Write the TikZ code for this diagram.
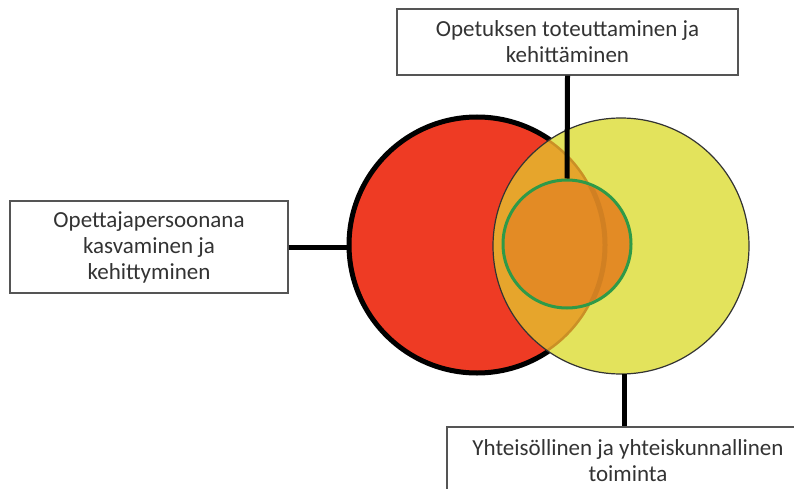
\documentclass[tikz,border=0pt]{standalone}
\usepackage{fontspec}
\setmainfont{Carlito}
\definecolor{redfill}{HTML}{EE3B24}
\definecolor{yellowfill}{HTML}{E3E35C}
\definecolor{overlapfill}{HTML}{E6A52C}
\definecolor{corefill}{HTML}{E38B25}
\definecolor{coregreen}{HTML}{2E9A48}
\definecolor{boxedge}{HTML}{555555}
\definecolor{textgray}{HTML}{333333}
\tikzset{
  labelbox/.style={draw=boxedge, line width=1.3pt, fill=white, align=center,
    text=textgray, font=\fontsize{23}{26}\selectfont, inner sep=0pt},
  ring/.style={circle, inner sep=0pt},
  leader/.style={line width=5pt, black},
}
\begin{document}
\begin{tikzpicture}[x=1pt, y=-1pt]
\useasboundingbox (0,0) rectangle (794,489);
\clip (0,0) rectangle (794,489);
\fill[white] (0,0) rectangle (794,489);

% the two overlapping circles
\node[ring, minimum size=256pt, fill=redfill, draw=black, line width=5pt] (red) at (477,245) {};
\node[ring, minimum size=256pt, fill=yellowfill] (yellow) at (621,246) {};
\begin{scope}
  \clip (477,245) circle (128pt);
  \fill[overlapfill] (621,246) circle (128pt);
  \draw[black, line width=5pt, opacity=0.12] (477,245) circle (128pt);
\end{scope}
\draw[black!80, line width=1.2pt] (621,246) circle (128pt);

% label boxes
\node[labelbox, minimum width=341pt, minimum height=66pt] (top) at (567.5,42)
  {Opetuksen toteuttaminen ja\\kehittäminen};
\node[labelbox, minimum width=278pt, minimum height=92pt] (left) at (149,247)
  {Opettajapersoonana\\kasvaminen ja\\kehittyminen};
\node[labelbox, minimum width=362pt, minimum height=68pt] (bottom) at (628,461)
  {Yhteisöllinen ja yhteiskunnallinen\\toiminta};

% core circle, with the red rim faintly showing through
\node[ring, minimum size=128pt, fill=corefill, draw=coregreen, line width=3pt] (core) at (567,244) {};
\begin{scope}
  \clip (567,244) circle (62pt);
  \draw[black, line width=5pt, opacity=0.08] (477,245) circle (128pt);
\end{scope}

% connectors
\draw[leader] (top.south) -- (core.north);
\draw[leader] (left.east) -- (left.east -| red.west);
\draw[leader] ([xshift=3pt]yellow.south) -- ([xshift=3pt]yellow.south |- bottom.north);
\end{tikzpicture}
\end{document}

→ **WHAT IS EXPECTED**:
Restate the listing above word for word, and skip the pictures.

→ **SOLUTION FOR THIS EXERCISE**:
Write the TikZ code for this diagram.
\documentclass[tikz,border=0pt]{standalone}
\usepackage{fontspec}
\setmainfont{Carlito}
\definecolor{redfill}{HTML}{EE3B24}
\definecolor{yellowfill}{HTML}{E3E35C}
\definecolor{overlapfill}{HTML}{E6A52C}
\definecolor{corefill}{HTML}{E38B25}
\definecolor{coregreen}{HTML}{2E9A48}
\definecolor{boxedge}{HTML}{555555}
\definecolor{textgray}{HTML}{333333}
\tikzset{
  labelbox/.style={draw=boxedge, line width=1.3pt, fill=white, align=center,
    text=textgray, font=\fontsize{23}{26}\selectfont, inner sep=0pt},
  ring/.style={circle, inner sep=0pt},
  leader/.style={line width=5pt, black},
}
\begin{document}
\begin{tikzpicture}[x=1pt, y=-1pt]
\useasboundingbox (0,0) rectangle (794,489);
\clip (0,0) rectangle (794,489);
\fill[white] (0,0) rectangle (794,489);

% the two overlapping circles
\node[ring, minimum size=256pt, fill=redfill, draw=black, line width=5pt] (red) at (477,245) {};
\node[ring, minimum size=256pt, fill=yellowfill] (yellow) at (621,246) {};
\begin{scope}
  \clip (477,245) circle (128pt);
  \fill[overlapfill] (621,246) circle (128pt);
  \draw[black, line width=5pt, opacity=0.12] (477,245) circle (128pt);
\end{scope}
\draw[black!80, line width=1.2pt] (621,246) circle (128pt);

% label boxes
\node[labelbox, minimum width=341pt, minimum height=66pt] (top) at (567.5,42)
  {Opetuksen toteuttaminen ja\\kehittäminen};
\node[labelbox, minimum width=278pt, minimum height=92pt] (left) at (149,247)
  {Opettajapersoonana\\kasvaminen ja\\kehittyminen};
\node[labelbox, minimum width=362pt, minimum height=68pt] (bottom) at (628,461)
  {Yhteisöllinen ja yhteiskunnallinen\\toiminta};

% core circle, with the red rim faintly showing through
\node[ring, minimum size=128pt, fill=corefill, draw=coregreen, line width=3pt] (core) at (567,244) {};
\begin{scope}
  \clip (567,244) circle (62pt);
  \draw[black, line width=5pt, opacity=0.08] (477,245) circle (128pt);
\end{scope}

% connectors
\draw[leader] (top.south) -- (core.north);
\draw[leader] (left.east) -- (left.east -| red.west);
\draw[leader] ([xshift=3pt]yellow.south) -- ([xshift=3pt]yellow.south |- bottom.north);
\end{tikzpicture}
\end{document}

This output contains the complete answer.